Write a method to replace all spaces in a string with '%20'. You may assume that the string has sufficient space at the end to hold the additional characters, and that you are given the "true" length of the string.

1. Iterate through string and figure out how many spaces there are. 2. Index = trueLength + spaceCount*2 3. Iterate backwards from trueLength - 1 to 0. This represents going backwards in the actual string 4. If str[i] == ' ', then: str[index - 1] = '0' str[index - 2] = '2' str[index - 3] = '%' Index = index - 3 since we just added 3 characters 5. Else if char at i is not a space: str[index-1] = str[i] Index- -

Implement a method to perform basic string compression using the counts of repeated characters. For example, the string aabcccccaaa would become a2b1c5a3. If the compressed string would not become smaller than the original string, your method should return the original string. You can assume the string has only uppercase and lowercase letters.

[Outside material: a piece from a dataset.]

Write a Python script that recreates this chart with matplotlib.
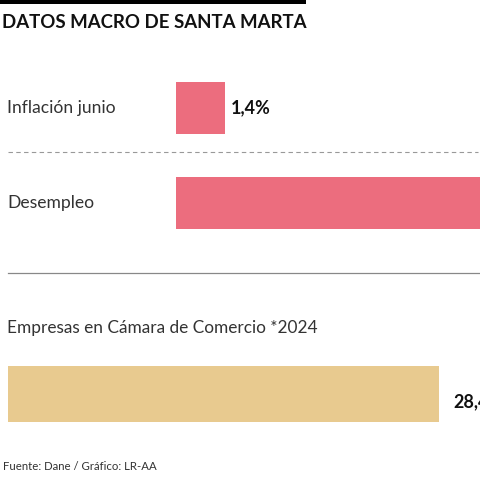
import matplotlib
matplotlib.use("Agg")
import matplotlib.pyplot as plt

title = "DATOS MACRO DE SANTA MARTA"
top_categories = ["Inflación junio", "Desempleo"]
top_values = [1.4, 10.2]
top_labels = ["1,4%", ""]
bottom_category = "Empresas en Cámara de Comercio *2024"
bottom_values = [28.4]
bottom_labels = ["28,4"]
source = "Fuente: Dane / Gráfico: LR-AA"

PINK = "#EC6D7E"
TAN = "#E8CA8F"
FONT = ["Lato", "DejaVu Sans"]

W = H = 480
fig = plt.figure(figsize=(4.8, 4.8), dpi=100)
fig.patch.set_facecolor("white")

def fx(x):
    return x / W

def fy(y):
    return 1 - y / H

# top black strip
fig.add_artist(plt.Rectangle((0, fy(4)), fx(306), 4 / H, transform=fig.transFigure,
                             color="black", lw=0))
fig.text(fx(2), fy(22), title, fontsize=13.4, fontweight="bold", family=FONT,
         va="center", ha="left", color="#111111")

# top axes: two pink bars (centres at y=108 and y=203 px)
top, h = 60.5, 190.0
ax1 = fig.add_axes([fx(176), fy(top + h), fx(480) - fx(176), h / H])
ax1.set_xlim(0, 304 / 35.0)
ax1.set_ylim(-0.5, 1.5)
ax1.invert_yaxis()
ypos = [0, 1]
ax1.barh(ypos, top_values, height=52 / 95.0, color=PINK, lw=0)
for y, v, lab in zip(ypos, top_values, top_labels):
    if lab:
        ax1.text(v + 6 / 35.0, y, lab, fontsize=13, fontweight="bold", family=FONT,
                 va="center", ha="left", color="#111111")
ax1.axis("off")

label_y = [108, 203]
for cat, yy in zip(top_categories, label_y):
    fig.text(fx(7), fy(yy), cat, fontsize=12.6, fontweight="normal", family=FONT,
             va="center", ha="left", color="#333333")

# separators
fig.add_artist(plt.Line2D([fx(8), fx(478)], [fy(152), fy(152)], transform=fig.transFigure,
                          color="#999999", lw=0.8, ls=(0, (4, 3))))
fig.add_artist(plt.Line2D([fx(8), fx(480)], [fy(273), fy(273)], transform=fig.transFigure,
                          color="#888888", lw=0.9))

fig.text(fx(7), fy(328), bottom_category, fontsize=12.4, fontweight="normal", family=FONT,
         va="center", ha="left", color="#333333")

# bottom axes: tan bar (366..422 px)
ax2 = fig.add_axes([fx(8), fy(440), fx(480) - fx(8), (440 - 348) / H])
ax2.set_xlim(0, 28.4 * 472 / 431.0)
ax2.set_ylim(-0.5, 0.5)
ax2.barh([0], bottom_values, height=56 / 92.0, color=TAN, lw=0)
for v, lab in zip(bottom_values, bottom_labels):
    ax2.text(v + 14 * 28.4 / 431.0, -0.08, lab, fontsize=13, fontweight="bold", family=FONT,
             va="center", ha="left", color="#111111", clip_on=False)
ax2.axis("off")

fig.text(fx(3), fy(466), source, fontsize=8.2, fontweight="normal", family=FONT,
         va="center", ha="left", color="#333333")

fig.savefig("out.png", dpi=100, facecolor="white")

1. Keep a consecutiveCounter and initialize it to 0. Keep a resultString and initialize it to "". 2. Iterate through string and increment consecutiveCounter 3. If your at the last char or if the current char is not equal to the next char: ResultString += char + consecutiveCounter consecutiveCounter = 0 4. Only return resultString if it's length is less than the original string. Otherwise, return the original string.

Create the data structure to maintain the system for an animal shelter

1. Keep a separate linked list for dogs and cats and put a time stamp to figure out which should be dequeued first

Write an algorithm such that if an element in an MxN matrix is 0, it's entire row and column are set to 0.

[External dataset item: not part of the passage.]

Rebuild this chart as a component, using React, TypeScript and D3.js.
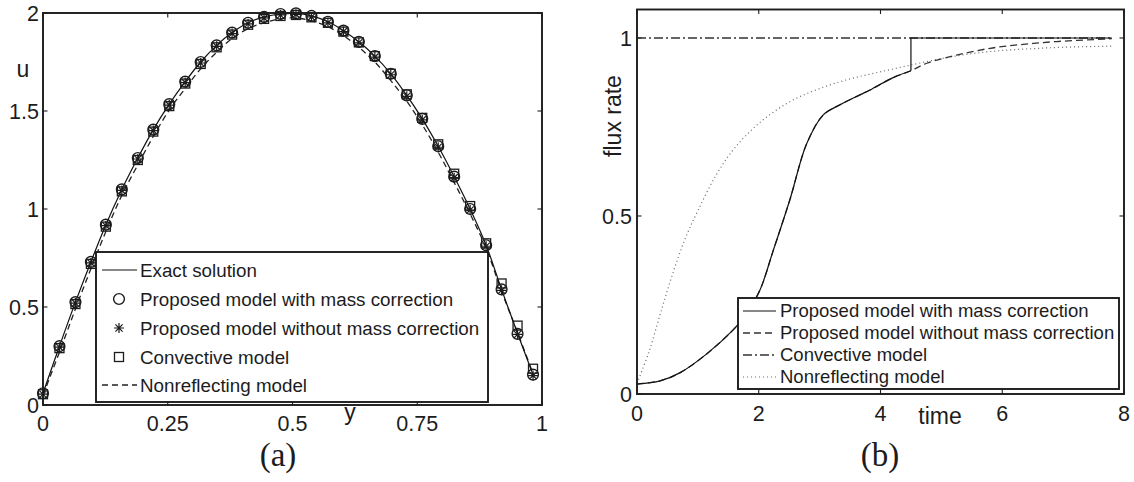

1. Keep one list of rows and one list of columns 2. Iterate through matrix and if you find a 0, add the row to the row list and the col to the column list 3. Go through each row in the row list and zero it out 4. Go through each column in the column list and 0 it out

Implement an algorithm to print all valid (i.e. properly opened and closed) combinations of n pairs of parenthesis.

1. Keep track of what index you're on 2. At each index, you can choose to place either a "(" or a ")". 3. You can put a "(" as long as there are left parenthesis remaining 4. You can put a ")" only if there's less right parenthesis in the string than left parenthesis 5. Recurse with updates string, updated index, and updated counts for numbers of left and right parenthesis remaining.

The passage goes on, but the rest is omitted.